Open data in Uruguay
Uruguay is one of the most advanced countries in Latin America for open data; internationally it ranks at 7th place in the Global Open Data Index (our country is currently at 17th, Ed). The national government has in recent years implemented open data policies mainly through the National Agency for E- Government (ASEGIC). The national agency has promoted the opening and reuse of open data mainly through dialogue and debate with organizations and civil society, using the instrument of public consultations and roundtables. The idea of the integrated ATuServicio platform emerged precisely from one of these consultations and was immediately based on an innovative Country approach from an institutional point of view since it was shared between the government and civil society. In fact, the associations and the government focused on simplifying the service to the citizen going beyond simple data collecting and public sharing but also providing the opportunity to supply feedback to the service providers themselves. ATuServicio allows the user to set various parameters in addition to the geographical location in order to compare the various services provided on the basis of the indicators. This allows the user to see all the available choices at once, with the possibility of making the choice that best suits his needs.
How it works
The website provides information concerning service compliance, setting the parameters on two main health care focuses: the percentage of patients correctly followed during pregnancy (five checks during pregnancy, dental exams and tests for HIV and syphilis) and the percentage of children under one year effectively treated (ten checks during the first year of life and vaccination certificates). User satisfaction is measured based on the availability calendar, ease of procedures, availability of drugs, the information provided concerning users’ rights and the receipt and handling of complaints. On a scale from 1 to 10, the last survey carried out showed the degree of satisfaction of users who employed the platform and gathered from the web ran from 7.5 to 9 points.
The catchment area
ASSE is the largest nationwide provider of healthcare services with more than 1 million and 300 thousand users, it reaches 36% of the integrated national health service members, followed by Medical Uruguaya, with 304,710 members (8%); Casmu, with 208,743 (5%); ASOCIACIÓN ESPAÑOLA with 186,156 (5%); SMI, with 130,345 (3%); Cosem, Catholic Circulo which total 2% of the system’s members. As for the number of professionals, per 10,000 users, the Cooperativa Florida and the Federation of resident doctors is the one that has the largest number of adherents to the platform: 32 out of 10,000. The following category is that of GPs which reaches the ratio of 8.6 per 10,000 patients.

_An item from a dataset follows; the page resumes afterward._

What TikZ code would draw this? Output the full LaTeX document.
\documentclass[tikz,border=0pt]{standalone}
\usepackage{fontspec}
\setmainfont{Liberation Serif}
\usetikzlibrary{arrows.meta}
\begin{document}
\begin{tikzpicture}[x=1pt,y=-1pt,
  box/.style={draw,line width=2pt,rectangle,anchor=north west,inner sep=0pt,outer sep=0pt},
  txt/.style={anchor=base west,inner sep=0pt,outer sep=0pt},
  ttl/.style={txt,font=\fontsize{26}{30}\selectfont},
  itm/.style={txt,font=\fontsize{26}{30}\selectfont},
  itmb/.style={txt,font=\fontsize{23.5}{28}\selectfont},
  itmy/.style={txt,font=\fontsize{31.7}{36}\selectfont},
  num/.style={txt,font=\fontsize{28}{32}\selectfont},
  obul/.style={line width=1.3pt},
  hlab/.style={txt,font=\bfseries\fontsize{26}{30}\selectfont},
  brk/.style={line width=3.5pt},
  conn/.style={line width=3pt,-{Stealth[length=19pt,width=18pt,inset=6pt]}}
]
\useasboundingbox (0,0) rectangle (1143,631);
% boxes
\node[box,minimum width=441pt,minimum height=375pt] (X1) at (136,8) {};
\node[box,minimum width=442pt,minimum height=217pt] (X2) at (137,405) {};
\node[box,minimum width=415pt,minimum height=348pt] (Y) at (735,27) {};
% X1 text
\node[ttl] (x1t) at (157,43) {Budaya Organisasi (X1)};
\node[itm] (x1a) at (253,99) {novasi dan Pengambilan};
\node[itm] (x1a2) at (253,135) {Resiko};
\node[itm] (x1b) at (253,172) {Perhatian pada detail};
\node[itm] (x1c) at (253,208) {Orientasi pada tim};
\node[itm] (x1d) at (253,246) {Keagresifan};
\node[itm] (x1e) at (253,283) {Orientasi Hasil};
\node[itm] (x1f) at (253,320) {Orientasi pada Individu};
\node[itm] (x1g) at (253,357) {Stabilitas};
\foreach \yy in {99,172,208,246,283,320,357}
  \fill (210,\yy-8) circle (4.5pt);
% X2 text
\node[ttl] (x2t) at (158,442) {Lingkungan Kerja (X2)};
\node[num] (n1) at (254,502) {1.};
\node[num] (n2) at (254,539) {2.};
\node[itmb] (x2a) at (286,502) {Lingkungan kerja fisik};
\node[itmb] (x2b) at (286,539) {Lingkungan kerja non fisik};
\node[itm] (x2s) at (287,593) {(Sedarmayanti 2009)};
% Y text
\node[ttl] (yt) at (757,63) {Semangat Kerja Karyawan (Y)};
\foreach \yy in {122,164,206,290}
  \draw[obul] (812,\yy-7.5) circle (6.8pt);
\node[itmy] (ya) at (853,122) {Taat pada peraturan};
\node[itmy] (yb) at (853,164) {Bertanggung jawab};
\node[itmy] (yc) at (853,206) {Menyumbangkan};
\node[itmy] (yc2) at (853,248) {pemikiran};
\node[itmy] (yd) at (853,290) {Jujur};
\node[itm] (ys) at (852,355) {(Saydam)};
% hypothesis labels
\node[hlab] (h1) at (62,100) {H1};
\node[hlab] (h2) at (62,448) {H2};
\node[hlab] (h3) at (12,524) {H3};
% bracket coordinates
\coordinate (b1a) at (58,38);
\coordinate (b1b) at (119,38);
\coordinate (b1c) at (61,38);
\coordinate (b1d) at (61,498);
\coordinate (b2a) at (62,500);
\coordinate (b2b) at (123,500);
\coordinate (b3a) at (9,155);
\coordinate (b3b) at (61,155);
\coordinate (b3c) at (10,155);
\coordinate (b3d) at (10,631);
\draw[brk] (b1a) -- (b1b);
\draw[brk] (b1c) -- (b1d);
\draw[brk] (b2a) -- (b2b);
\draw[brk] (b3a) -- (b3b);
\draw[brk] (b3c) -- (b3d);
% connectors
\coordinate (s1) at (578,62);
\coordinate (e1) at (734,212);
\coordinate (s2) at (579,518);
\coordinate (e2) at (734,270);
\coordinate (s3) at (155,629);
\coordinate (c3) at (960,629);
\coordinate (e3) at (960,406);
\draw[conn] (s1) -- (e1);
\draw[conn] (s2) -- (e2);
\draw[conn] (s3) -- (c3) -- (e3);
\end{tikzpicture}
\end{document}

The platform was officially launched in early February 2015; at that time over 1,500,000 people had the possibility of changing their supplier, but they needed to do so by the end of February: in just one month, over 34,000 users accessed the website. Obviously this figure nationally represented only about 2% of the population of potential users, but it is important to note that the vast majority of these same users had never before taken into consideration the first real chance of changing their health care provider, including because of the excessive bureaucracy and difficulty in obtaining information and of acquiring information and comparing the services of the various institutions which the integrated platform now allows.

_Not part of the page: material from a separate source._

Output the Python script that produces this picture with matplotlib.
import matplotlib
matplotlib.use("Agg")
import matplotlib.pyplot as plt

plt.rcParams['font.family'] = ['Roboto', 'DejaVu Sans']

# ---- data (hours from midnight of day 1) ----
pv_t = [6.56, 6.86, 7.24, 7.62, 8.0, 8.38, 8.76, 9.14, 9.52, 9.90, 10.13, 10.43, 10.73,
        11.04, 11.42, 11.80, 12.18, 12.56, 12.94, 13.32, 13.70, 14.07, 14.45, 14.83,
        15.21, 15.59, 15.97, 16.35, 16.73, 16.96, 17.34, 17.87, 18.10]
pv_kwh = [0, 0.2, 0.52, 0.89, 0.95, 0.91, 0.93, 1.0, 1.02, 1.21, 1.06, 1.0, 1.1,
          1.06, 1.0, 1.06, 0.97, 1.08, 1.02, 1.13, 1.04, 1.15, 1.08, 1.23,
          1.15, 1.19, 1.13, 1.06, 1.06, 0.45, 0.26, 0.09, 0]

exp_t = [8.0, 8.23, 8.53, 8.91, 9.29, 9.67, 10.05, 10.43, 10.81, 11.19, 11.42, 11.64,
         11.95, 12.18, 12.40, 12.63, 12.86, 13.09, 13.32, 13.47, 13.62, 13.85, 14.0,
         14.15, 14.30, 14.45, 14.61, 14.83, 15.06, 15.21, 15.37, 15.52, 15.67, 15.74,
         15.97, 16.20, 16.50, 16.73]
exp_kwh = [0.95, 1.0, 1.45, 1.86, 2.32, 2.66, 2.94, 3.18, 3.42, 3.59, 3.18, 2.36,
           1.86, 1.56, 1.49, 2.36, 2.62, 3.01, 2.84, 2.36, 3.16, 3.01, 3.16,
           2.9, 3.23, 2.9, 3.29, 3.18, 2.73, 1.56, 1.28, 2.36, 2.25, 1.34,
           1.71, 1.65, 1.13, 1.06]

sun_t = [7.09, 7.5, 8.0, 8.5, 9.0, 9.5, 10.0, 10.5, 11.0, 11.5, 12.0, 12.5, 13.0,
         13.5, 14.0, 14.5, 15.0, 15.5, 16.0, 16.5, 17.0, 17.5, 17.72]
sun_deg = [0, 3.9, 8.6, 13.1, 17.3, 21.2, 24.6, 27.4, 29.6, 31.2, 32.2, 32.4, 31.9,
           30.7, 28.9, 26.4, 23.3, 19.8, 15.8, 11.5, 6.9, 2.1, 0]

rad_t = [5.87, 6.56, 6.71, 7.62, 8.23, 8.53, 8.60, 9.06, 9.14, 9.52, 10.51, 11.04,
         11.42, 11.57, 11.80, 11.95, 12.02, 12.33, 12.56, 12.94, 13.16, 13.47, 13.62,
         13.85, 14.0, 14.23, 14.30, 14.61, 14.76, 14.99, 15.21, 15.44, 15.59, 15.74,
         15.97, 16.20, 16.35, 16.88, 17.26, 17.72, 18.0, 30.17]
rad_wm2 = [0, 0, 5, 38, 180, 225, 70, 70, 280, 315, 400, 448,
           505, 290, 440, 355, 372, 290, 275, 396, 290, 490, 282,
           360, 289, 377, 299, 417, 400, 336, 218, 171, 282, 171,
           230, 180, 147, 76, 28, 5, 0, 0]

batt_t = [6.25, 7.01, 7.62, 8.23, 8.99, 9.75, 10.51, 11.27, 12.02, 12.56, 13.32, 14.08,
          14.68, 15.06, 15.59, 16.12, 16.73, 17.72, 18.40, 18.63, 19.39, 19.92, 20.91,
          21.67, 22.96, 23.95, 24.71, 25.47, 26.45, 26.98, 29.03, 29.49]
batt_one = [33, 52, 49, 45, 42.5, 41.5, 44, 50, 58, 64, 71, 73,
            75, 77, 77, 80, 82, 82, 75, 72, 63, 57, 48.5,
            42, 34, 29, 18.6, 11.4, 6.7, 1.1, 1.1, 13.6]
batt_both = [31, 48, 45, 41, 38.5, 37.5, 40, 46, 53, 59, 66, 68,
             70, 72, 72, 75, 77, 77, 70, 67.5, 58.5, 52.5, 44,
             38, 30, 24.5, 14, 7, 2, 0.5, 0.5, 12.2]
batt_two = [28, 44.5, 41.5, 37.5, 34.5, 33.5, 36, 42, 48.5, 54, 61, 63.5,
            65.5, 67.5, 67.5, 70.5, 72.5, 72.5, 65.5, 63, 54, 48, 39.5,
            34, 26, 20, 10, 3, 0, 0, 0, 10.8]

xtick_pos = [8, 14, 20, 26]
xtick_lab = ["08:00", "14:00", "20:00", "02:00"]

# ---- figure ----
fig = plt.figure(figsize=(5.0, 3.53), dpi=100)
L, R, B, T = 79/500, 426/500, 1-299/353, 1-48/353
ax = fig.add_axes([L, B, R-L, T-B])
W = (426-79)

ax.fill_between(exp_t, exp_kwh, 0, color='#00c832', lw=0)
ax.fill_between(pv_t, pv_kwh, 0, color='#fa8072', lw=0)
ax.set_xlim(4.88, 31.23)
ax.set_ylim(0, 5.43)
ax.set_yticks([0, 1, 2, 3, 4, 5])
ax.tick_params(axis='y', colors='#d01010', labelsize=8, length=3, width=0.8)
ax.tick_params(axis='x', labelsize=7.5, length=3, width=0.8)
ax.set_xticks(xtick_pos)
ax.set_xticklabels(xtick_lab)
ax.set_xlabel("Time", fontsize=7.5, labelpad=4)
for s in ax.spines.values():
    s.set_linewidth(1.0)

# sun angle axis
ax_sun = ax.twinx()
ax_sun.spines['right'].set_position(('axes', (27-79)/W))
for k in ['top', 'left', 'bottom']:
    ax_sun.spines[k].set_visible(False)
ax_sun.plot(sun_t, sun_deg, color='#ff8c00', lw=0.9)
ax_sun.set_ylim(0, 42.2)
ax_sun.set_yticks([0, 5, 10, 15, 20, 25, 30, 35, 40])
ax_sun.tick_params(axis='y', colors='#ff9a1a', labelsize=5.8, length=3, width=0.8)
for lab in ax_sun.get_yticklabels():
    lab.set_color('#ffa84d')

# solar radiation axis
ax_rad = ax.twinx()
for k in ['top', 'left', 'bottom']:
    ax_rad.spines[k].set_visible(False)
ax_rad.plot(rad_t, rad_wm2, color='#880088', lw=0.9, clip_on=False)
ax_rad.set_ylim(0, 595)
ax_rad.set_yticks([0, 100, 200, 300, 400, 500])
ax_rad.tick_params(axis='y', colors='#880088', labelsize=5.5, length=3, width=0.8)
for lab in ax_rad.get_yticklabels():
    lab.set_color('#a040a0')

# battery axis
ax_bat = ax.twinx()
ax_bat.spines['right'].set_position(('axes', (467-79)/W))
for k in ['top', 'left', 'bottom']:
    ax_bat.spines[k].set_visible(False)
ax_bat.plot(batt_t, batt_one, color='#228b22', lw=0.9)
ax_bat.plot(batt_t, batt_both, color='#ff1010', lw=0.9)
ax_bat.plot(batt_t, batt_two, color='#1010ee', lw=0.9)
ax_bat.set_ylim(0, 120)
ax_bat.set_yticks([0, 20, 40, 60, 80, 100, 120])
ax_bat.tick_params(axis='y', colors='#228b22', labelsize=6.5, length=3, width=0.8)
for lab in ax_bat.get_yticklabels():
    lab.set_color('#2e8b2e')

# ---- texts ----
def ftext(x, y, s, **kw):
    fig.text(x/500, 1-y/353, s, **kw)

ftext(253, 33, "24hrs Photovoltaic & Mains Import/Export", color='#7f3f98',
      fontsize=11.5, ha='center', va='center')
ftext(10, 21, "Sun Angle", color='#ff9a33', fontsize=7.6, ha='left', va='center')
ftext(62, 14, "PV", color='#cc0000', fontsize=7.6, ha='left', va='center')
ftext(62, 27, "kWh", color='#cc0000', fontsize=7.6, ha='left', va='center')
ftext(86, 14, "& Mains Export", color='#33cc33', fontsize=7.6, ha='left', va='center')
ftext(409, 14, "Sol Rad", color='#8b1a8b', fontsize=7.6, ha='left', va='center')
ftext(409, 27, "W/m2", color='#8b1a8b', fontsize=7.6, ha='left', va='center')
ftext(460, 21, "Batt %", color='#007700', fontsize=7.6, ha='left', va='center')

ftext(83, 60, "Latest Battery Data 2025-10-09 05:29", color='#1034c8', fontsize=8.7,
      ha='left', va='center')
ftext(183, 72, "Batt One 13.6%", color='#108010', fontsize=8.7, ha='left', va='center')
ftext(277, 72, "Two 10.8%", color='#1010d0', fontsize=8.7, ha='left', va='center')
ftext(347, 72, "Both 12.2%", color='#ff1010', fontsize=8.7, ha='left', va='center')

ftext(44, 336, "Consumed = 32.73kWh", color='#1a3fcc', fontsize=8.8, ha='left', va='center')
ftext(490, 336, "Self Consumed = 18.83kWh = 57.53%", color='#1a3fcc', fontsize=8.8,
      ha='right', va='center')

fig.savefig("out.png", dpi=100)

Undoubtedly the access data are still modest, but it is still a pilot project on an experimental basis which both parties (government and civil society) are trying to improve. It also worth mentioning that the Government did not impose compliance with any legislation on this matter, therefore it’s an innovative push towards the use of open data in a shared and joint planning context between the institutions and the public. This therefore constitutes an excellent example of how national health services can also be improved through a collaboration between public institutions, civil society and private parties in order to create applications and tools which will improve citizens’ access to essential healthcare services. Moreover, it is also the first step of a much broader effort i.e. the use of open data to monitor the compliance of the service and to improve citizens’ access to information concerning these services.